> _GIVEN TASK_: From the records below, print only the part that opens with the line containing "Generate a Python" and closes with the line containing "ppm', '7,50 ppm']"; omit the pictures.

> _Code that draws figures_:
※ ※ ※
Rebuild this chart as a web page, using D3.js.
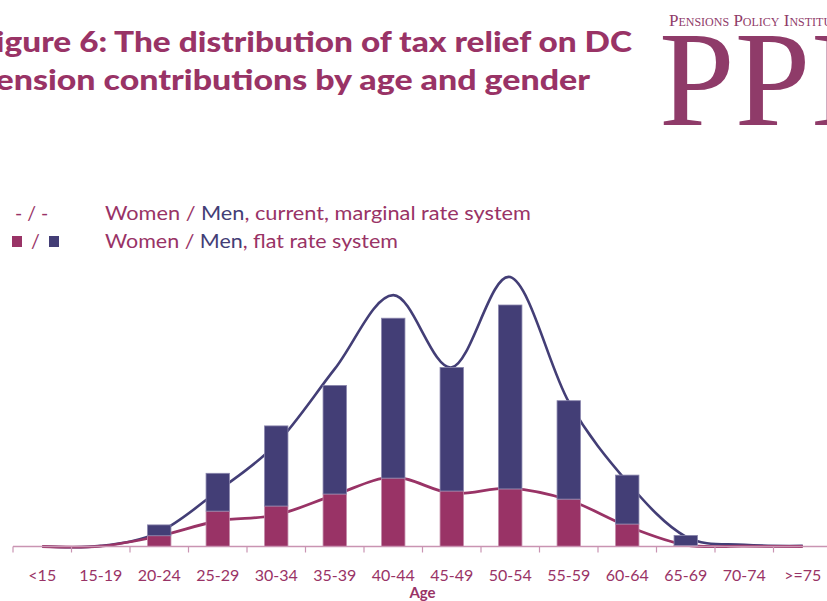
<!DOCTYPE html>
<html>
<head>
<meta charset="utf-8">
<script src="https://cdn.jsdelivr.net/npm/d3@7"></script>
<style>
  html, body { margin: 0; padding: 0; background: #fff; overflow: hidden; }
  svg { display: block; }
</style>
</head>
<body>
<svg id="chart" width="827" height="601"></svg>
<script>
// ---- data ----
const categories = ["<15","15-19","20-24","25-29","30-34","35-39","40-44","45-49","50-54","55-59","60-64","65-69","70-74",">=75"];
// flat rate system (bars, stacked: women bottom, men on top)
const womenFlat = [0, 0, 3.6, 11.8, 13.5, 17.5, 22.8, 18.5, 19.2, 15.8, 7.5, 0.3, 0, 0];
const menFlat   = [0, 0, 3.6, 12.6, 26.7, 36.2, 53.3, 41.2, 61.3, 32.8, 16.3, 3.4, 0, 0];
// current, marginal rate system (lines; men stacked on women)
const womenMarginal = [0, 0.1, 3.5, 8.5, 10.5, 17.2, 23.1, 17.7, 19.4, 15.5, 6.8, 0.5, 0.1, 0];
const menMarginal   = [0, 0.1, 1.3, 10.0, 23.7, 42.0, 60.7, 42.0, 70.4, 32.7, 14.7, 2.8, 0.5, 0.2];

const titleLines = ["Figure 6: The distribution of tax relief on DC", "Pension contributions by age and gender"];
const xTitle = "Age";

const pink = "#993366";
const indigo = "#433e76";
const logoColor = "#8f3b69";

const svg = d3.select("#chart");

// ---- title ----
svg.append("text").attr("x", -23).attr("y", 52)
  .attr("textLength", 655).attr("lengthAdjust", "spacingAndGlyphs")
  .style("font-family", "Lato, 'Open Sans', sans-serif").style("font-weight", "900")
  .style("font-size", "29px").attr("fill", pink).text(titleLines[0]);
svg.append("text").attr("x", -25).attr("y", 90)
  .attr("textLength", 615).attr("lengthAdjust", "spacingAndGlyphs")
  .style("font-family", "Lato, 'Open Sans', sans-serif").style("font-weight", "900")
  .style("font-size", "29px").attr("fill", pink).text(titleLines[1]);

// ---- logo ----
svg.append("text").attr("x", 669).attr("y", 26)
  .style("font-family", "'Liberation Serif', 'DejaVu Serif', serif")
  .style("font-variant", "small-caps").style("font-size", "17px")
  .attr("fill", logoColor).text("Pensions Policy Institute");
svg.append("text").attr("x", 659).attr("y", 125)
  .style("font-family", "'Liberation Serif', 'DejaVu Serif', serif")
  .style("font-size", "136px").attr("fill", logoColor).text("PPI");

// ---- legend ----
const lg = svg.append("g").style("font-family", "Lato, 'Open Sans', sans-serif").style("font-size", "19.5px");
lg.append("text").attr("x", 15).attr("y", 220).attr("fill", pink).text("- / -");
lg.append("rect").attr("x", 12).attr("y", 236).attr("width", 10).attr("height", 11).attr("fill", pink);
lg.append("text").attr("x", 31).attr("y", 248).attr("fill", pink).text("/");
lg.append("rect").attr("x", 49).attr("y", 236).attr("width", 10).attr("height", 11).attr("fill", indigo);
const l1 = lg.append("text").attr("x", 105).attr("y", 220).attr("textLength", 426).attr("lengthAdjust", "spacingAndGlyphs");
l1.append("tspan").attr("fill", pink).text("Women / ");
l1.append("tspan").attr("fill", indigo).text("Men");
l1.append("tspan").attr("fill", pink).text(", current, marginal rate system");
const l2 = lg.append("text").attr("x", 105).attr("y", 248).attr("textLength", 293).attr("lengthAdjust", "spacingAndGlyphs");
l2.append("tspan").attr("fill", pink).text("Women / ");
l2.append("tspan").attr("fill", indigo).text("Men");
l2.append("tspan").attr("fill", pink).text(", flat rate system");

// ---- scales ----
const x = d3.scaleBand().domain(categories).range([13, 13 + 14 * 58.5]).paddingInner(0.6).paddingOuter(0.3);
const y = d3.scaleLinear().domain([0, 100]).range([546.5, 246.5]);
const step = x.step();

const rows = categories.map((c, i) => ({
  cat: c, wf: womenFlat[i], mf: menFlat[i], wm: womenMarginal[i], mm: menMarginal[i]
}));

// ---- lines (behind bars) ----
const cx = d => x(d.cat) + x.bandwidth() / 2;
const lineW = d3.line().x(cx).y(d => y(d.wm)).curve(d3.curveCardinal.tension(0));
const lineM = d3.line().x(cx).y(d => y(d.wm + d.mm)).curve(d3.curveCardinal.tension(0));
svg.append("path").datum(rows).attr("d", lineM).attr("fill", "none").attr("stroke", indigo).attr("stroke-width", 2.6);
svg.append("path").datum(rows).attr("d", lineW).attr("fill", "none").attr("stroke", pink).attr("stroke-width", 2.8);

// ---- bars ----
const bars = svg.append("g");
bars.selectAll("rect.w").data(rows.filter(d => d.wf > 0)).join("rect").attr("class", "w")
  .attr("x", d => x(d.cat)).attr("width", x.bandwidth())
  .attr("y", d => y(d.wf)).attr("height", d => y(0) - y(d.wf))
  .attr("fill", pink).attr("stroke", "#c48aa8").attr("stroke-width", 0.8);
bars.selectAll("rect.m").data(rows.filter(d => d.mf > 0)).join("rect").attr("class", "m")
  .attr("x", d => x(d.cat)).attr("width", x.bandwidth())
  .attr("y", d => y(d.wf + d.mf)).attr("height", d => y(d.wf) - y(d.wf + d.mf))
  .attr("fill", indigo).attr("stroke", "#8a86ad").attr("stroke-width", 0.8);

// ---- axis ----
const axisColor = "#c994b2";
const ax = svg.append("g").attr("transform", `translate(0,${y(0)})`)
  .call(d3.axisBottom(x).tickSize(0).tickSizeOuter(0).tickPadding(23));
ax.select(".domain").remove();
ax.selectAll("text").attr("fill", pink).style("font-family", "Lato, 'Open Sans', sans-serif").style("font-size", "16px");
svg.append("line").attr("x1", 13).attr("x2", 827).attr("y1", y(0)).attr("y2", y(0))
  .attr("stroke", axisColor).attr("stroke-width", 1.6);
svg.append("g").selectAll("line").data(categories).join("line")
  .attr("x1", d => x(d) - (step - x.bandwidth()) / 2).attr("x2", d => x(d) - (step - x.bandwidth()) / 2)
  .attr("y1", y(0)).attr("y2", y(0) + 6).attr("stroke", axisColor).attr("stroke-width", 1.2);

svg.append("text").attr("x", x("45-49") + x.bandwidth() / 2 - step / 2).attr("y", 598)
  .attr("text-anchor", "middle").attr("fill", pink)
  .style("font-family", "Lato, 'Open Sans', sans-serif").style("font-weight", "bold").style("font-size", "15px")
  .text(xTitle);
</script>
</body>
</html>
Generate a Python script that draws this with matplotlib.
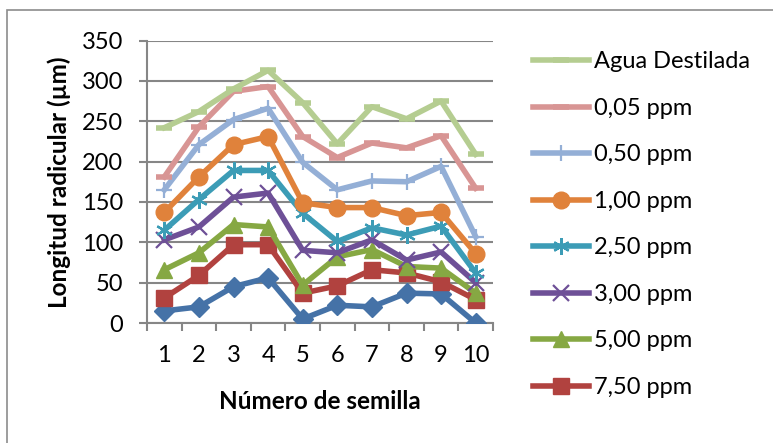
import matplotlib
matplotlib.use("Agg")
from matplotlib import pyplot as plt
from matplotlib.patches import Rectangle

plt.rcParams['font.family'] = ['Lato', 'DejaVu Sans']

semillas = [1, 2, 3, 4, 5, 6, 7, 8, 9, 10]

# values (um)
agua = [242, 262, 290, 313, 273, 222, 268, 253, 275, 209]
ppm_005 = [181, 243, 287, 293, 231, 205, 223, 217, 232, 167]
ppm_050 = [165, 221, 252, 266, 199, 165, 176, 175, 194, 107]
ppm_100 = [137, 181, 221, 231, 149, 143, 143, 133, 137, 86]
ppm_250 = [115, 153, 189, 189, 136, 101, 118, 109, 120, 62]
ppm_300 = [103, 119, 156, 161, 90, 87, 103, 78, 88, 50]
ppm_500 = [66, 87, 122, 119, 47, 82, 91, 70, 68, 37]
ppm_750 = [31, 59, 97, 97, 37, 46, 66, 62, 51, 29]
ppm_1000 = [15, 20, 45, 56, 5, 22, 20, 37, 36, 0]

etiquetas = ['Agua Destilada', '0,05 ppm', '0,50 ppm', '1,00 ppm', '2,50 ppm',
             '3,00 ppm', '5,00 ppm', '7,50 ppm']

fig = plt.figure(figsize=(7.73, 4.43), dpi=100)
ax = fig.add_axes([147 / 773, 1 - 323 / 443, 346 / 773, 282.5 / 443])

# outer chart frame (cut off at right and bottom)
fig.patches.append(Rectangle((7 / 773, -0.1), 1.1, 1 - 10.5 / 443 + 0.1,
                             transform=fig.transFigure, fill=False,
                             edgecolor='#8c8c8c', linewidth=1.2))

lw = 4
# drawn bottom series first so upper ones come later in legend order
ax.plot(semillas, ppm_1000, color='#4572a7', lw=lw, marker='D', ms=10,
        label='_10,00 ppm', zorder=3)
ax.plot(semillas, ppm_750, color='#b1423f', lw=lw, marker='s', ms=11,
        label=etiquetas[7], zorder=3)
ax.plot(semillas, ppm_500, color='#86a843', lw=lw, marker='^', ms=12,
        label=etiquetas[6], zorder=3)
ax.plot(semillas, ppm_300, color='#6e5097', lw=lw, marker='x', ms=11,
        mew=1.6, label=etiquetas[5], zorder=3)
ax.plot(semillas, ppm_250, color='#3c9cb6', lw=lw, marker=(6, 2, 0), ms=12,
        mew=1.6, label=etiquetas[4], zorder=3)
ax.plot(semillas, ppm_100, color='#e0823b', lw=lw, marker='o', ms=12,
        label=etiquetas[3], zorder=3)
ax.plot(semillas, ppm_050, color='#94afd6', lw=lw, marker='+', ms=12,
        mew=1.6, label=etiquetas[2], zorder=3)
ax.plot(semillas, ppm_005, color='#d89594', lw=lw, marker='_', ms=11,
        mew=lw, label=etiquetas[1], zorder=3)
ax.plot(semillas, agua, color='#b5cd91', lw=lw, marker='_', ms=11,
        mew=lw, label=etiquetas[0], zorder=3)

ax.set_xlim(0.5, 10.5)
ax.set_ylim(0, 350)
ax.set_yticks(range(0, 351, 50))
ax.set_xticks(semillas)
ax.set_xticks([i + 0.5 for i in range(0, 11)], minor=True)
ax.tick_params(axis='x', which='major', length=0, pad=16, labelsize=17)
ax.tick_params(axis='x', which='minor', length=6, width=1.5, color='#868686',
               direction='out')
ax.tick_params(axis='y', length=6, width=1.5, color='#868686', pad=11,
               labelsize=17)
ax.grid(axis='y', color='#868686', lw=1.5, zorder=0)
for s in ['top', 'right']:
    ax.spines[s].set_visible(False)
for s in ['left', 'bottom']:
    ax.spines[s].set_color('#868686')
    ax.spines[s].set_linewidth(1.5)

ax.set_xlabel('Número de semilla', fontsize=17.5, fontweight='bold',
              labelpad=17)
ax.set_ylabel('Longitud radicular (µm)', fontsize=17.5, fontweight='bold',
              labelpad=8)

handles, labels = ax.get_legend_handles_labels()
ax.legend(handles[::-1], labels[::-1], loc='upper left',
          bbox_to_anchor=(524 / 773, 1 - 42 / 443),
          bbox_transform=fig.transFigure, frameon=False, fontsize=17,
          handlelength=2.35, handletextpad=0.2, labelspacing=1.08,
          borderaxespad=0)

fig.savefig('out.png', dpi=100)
※ ※ ※
> _ANSWER TO THE PROBLEM_:
Generate a Python script that draws this with matplotlib.
import matplotlib
matplotlib.use("Agg")
from matplotlib import pyplot as plt
from matplotlib.patches import Rectangle

plt.rcParams['font.family'] = ['Lato', 'DejaVu Sans']

semillas = [1, 2, 3, 4, 5, 6, 7, 8, 9, 10]

# values (um)
agua = [242, 262, 290, 313, 273, 222, 268, 253, 275, 209]
ppm_005 = [181, 243, 287, 293, 231, 205, 223, 217, 232, 167]
ppm_050 = [165, 221, 252, 266, 199, 165, 176, 175, 194, 107]
ppm_100 = [137, 181, 221, 231, 149, 143, 143, 133, 137, 86]
ppm_250 = [115, 153, 189, 189, 136, 101, 118, 109, 120, 62]
ppm_300 = [103, 119, 156, 161, 90, 87, 103, 78, 88, 50]
ppm_500 = [66, 87, 122, 119, 47, 82, 91, 70, 68, 37]
ppm_750 = [31, 59, 97, 97, 37, 46, 66, 62, 51, 29]
ppm_1000 = [15, 20, 45, 56, 5, 22, 20, 37, 36, 0]

etiquetas = ['Agua Destilada', '0,05 ppm', '0,50 ppm', '1,00 ppm', '2,50 ppm',
             '3,00 ppm', '5,00 ppm', '7,50 ppm']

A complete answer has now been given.